> **EXERCISE PROMPT**:
Print the material below exactly as it stands, please, from its first line to the line holding "var yTicks = [0,2,4,6,8,10,12,14,16];", with no pictures.

> **ROWS**:
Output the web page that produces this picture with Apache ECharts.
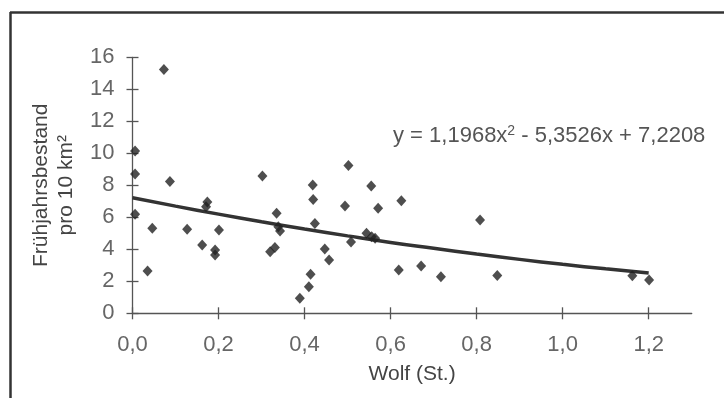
<!DOCTYPE html>
<html>
<head>
<meta charset="utf-8">
<script src="https://cdn.jsdelivr.net/npm/echarts@6/dist/echarts.min.js"></script>
<style>
html,body{margin:0;padding:0;background:#fff;}
#c{width:724px;height:398px;}
</style>
</head>
<body>
<div id="c"></div>
<script>
// Observed points: Wolf (St.) vs. Frühjahrsbestand pro 10 km²
var wolfX = [0.006,0.006,0.006,0.073,0.087,0.046,0.035,0.127,0.162,0.174,0.171,0.192,0.192,0.201,
  0.302,0.335,0.320,0.331,0.339,0.343,0.389,0.410,0.414,0.419,0.420,0.424,0.447,0.457,
  0.502,0.494,0.508,0.544,0.556,0.564,0.555,0.571,0.619,0.625,0.671,0.717,0.808,0.848,1.162,1.201];
var bestandY = [10.15,8.70,6.19,15.23,8.23,5.31,2.64,5.25,4.27,6.96,6.66,3.96,3.64,5.21,
  8.58,6.25,3.85,4.12,5.41,5.14,0.94,1.66,2.44,8.02,7.12,5.62,4.02,3.33,
  9.23,6.71,4.46,5.00,4.79,4.69,7.96,6.56,2.71,7.04,2.96,2.29,5.83,2.37,2.35,2.08];
// Trend line
var trendX = [0,0.1,0.2,0.3,0.4,0.5,0.6,0.7,0.8,0.9,1.0,1.1,1.2];
var trendY = [7.22,6.70,6.20,5.72,5.27,4.84,4.43,4.06,3.70,3.37,3.06,2.78,2.52];
var xTicks = ['0,0','0,2','0,4','0,6','0,8','1,0','1,2'];
var yTicks = [0,2,4,6,8,10,12,14,16];

var pts = wolfX.map(function(x,i){return [x,bestandY[i]];});
var trend = trendX.map(function(x,i){return [x,trendY[i]];});

var font = 'Liberation Sans, Arial, sans-serif';
var chart = echarts.init(document.getElementById('c'));
chart.setOption({
  animation:false,
  backgroundColor:'#fff',
  grid:{left:132.5,right:32.3,top:57.3,bottom:84.7},
  xAxis:[{
    type:'value',min:0,max:1.3,interval:0.2,
    name:'Wolf (St.)',nameLocation:'middle',nameGap:50,
    nameTextStyle:{fontFamily:font,fontSize:21,color:'#444'},
    axisLine:{lineStyle:{color:'#555',width:1.3}},
    axisTick:{show:true,length:6,lineStyle:{color:'#555',width:1.3},customValues:[0,0.2,0.4,0.6,0.8,1.0,1.2]},
    axisLabel:{fontFamily:font,fontSize:22,color:'#666',margin:21,
      customValues:[0,0.2,0.4,0.6,0.8,1.0,1.2],
      formatter:function(v){var i=Math.round(v/0.2);return (Math.abs(v-i*0.2)<1e-6&&i<xTicks.length)?xTicks[i]:'';}},
    splitLine:{show:false}
  },{
    type:'value',min:0,max:1.3,position:'bottom',
    axisLine:{show:false},
    axisTick:{show:true,inside:true,length:6,lineStyle:{color:'#555',width:1.3},customValues:[0,0.2,0.4,0.6,0.8,1.0,1.2]},
    axisLabel:{show:false},splitLine:{show:false}
  }],
  yAxis:[{
    type:'value',min:0,max:16,interval:2,
    name:'Frühjahrsbestand\npro 10 km²',nameLocation:'middle',nameGap:54,nameRotate:90,
    nameTextStyle:{fontFamily:font,fontSize:21,color:'#444',lineHeight:25},
    axisLine:{show:true,lineStyle:{color:'#555',width:1.3}},
    axisTick:{show:true,length:6,lineStyle:{color:'#555',width:1.3}},
    axisLabel:{fontFamily:font,fontSize:22,color:'#666',margin:18,
      formatter:function(v){return yTicks.indexOf(v)>=0?String(v):'';}},
    splitLine:{show:false}
  },{
    type:'value',min:0,max:16,interval:2,position:'left',
    axisLine:{show:false},
    axisTick:{show:true,inside:true,length:6,lineStyle:{color:'#555',width:1.3}},
    axisLabel:{show:false},splitLine:{show:false}
  }],
  series:[{
    type:'line',data:trend,smooth:true,showSymbol:false,
    lineStyle:{color:'#333',width:3.5},z:2
  },{
    type:'scatter',data:pts,symbol:'diamond',symbolSize:[10,11],
    itemStyle:{color:'#222'},z:3
  }],
  graphic:[
    {type:'line',shape:{x1:10.5,y1:12,x2:10.5,y2:398},style:{stroke:'#333',lineWidth:2.5}},
    {type:'line',shape:{x1:10,y1:12.5,x2:724,y2:12.5},style:{stroke:'#333',lineWidth:2.5}},
    {type:'text',left:393,top:124,style:{
      text:'{a|y = 1,1968x}{s|2}{a| - 5,3526x + 7,2208}',
      rich:{a:{fontFamily:font,fontSize:22,fill:'#555'},s:{fontFamily:font,fontSize:14,fill:'#555',verticalAlign:'top',padding:[0,0,10,0]}}
    }}
  ]
});
</script>
</body>
</html>
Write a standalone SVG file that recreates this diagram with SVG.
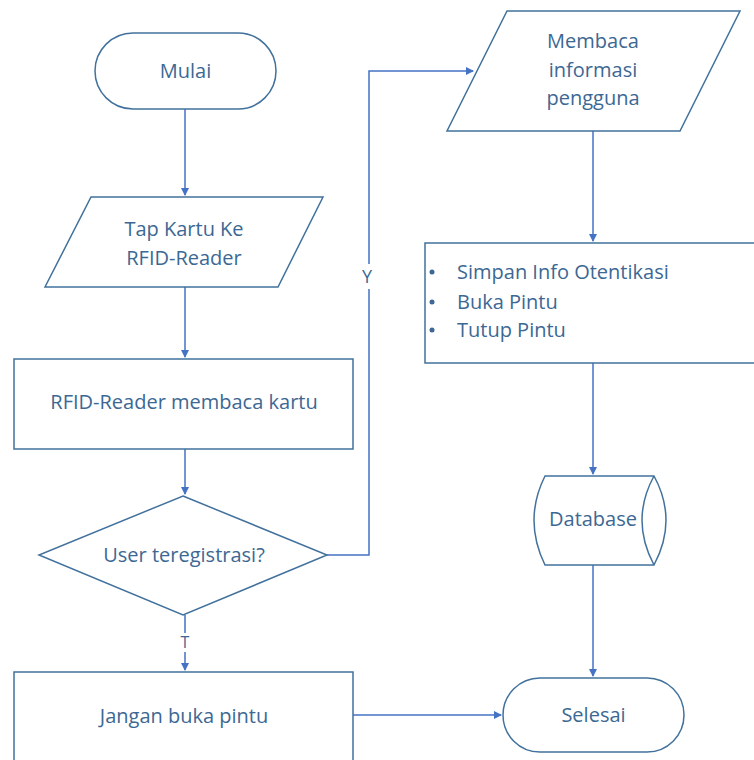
<svg xmlns="http://www.w3.org/2000/svg" width="754" height="760" viewBox="0 0 754 760">
<defs>
<marker id="arr" markerWidth="10" markerHeight="10" refX="8" refY="5" orient="auto" markerUnits="userSpaceOnUse">
<path d="M1,1 L9,5 L1,9 Z" fill="#4472C4"/>
</marker>
<style>
.s{fill:#fff;stroke:#41719C;stroke-width:1.5}
.c{fill:none;stroke:#4472C4;stroke-width:1.5}
.t{font-family:"Open Sans","Noto Sans",sans-serif;font-size:20px;fill:#3C6893;text-anchor:middle}
.l{font-family:"Open Sans","Noto Sans",sans-serif;font-size:20px;fill:#3C6893}
</style>
</defs>
<rect width="754" height="760" fill="#fff"/>
<g id="connectors">
<path class="c" d="M185,109 V195" marker-end="url(#arr)"/>
<path class="c" d="M185,287 V357" marker-end="url(#arr)"/>
<path class="c" d="M185,449 V494" marker-end="url(#arr)"/>
<path class="c" d="M185,615 V633 M185,652 V670" marker-end="url(#arr)"/>
<path class="c" d="M327,555 H369 V289 M369,264 V71 H473" marker-end="url(#arr)"/>
<path class="c" d="M593,131 V241" marker-end="url(#arr)"/>
<path class="c" d="M593,363 V474" marker-end="url(#arr)"/>
<path class="c" d="M593,565 V676" marker-end="url(#arr)"/>
<path class="c" d="M353,715 H501" marker-end="url(#arr)"/>
<text class="t" x="185" y="648" style="font-size:16px">T</text>
<text class="t" x="367" y="283" style="font-size:18px">Y</text>
</g>
<g id="mulai">
<rect class="s" x="95" y="33" width="181" height="76" rx="38"/>
<text class="t" x="185.5" y="78">Mulai</text>
</g>
<g id="tap">
<path class="s" d="M91,197 H323 L278,287 H45 Z"/>
<text class="t" x="184" y="236">Tap Kartu Ke</text>
<text class="t" x="184" y="265">RFID-Reader</text>
</g>
<g id="rfid">
<rect class="s" x="14" y="359" width="339" height="90"/>
<text class="t" x="184" y="409">RFID-Reader membaca kartu</text>
</g>
<g id="decision">
<path class="s" d="M183,496 L327,555 L183,615 L39,555 Z"/>
<text class="t" x="184" y="562">User teregistrasi?</text>
</g>
<g id="jangan">
<rect class="s" x="14" y="672" width="339" height="100"/>
<text class="t" x="184" y="723">Jangan buka pintu</text>
</g>
<g id="membaca">
<path class="s" d="M507,11 H740 L680,131 H447 Z"/>
<text class="t" x="593" y="48">Membaca</text>
<text class="t" x="593" y="77">informasi</text>
<text class="t" x="593" y="105">pengguna</text>
</g>
<g id="simpan">
<rect class="s" x="425" y="243" width="340" height="120"/>
<circle cx="432" cy="272" r="2.5" fill="#3C6893"/>
<circle cx="432" cy="302" r="2.5" fill="#3C6893"/>
<circle cx="432" cy="330" r="2.5" fill="#3C6893"/>
<text class="l" x="457" y="279">Simpan Info Otentikasi</text>
<text class="l" x="457" y="309">Buka Pintu</text>
<text class="l" x="457" y="337">Tutup Pintu</text>
</g>
<g id="database">
<path class="s" d="M545,476 H654 Q678,520 654,565 H545 Q523,520 545,476 Z"/>
<path class="s" fill="none" d="M654,476 Q630,520 654,565"/>
<text class="t" x="593" y="526">Database</text>
</g>
<g id="selesai">
<rect class="s" x="503" y="678" width="181" height="74" rx="37"/>
<text class="t" x="593.5" y="722">Selesai</text>
</g>
</svg>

> **PROBLEM SOLUTION**:
Output the web page that produces this picture with Apache ECharts.
<!DOCTYPE html>
<html>
<head>
<meta charset="utf-8">
<script src="https://cdn.jsdelivr.net/npm/echarts@6/dist/echarts.min.js"></script>
<style>
html,body{margin:0;padding:0;background:#fff;}
#c{width:724px;height:398px;}
</style>
</head>
<body>
<div id="c"></div>
<script>
// Observed points: Wolf (St.) vs. Frühjahrsbestand pro 10 km²
var wolfX = [0.006,0.006,0.006,0.073,0.087,0.046,0.035,0.127,0.162,0.174,0.171,0.192,0.192,0.201,
  0.302,0.335,0.320,0.331,0.339,0.343,0.389,0.410,0.414,0.419,0.420,0.424,0.447,0.457,
  0.502,0.494,0.508,0.544,0.556,0.564,0.555,0.571,0.619,0.625,0.671,0.717,0.808,0.848,1.162,1.201];
var bestandY = [10.15,8.70,6.19,15.23,8.23,5.31,2.64,5.25,4.27,6.96,6.66,3.96,3.64,5.21,
  8.58,6.25,3.85,4.12,5.41,5.14,0.94,1.66,2.44,8.02,7.12,5.62,4.02,3.33,
  9.23,6.71,4.46,5.00,4.79,4.69,7.96,6.56,2.71,7.04,2.96,2.29,5.83,2.37,2.35,2.08];
// Trend line
var trendX = [0,0.1,0.2,0.3,0.4,0.5,0.6,0.7,0.8,0.9,1.0,1.1,1.2];
var trendY = [7.22,6.70,6.20,5.72,5.27,4.84,4.43,4.06,3.70,3.37,3.06,2.78,2.52];
var xTicks = ['0,0','0,2','0,4','0,6','0,8','1,0','1,2'];
var yTicks = [0,2,4,6,8,10,12,14,16];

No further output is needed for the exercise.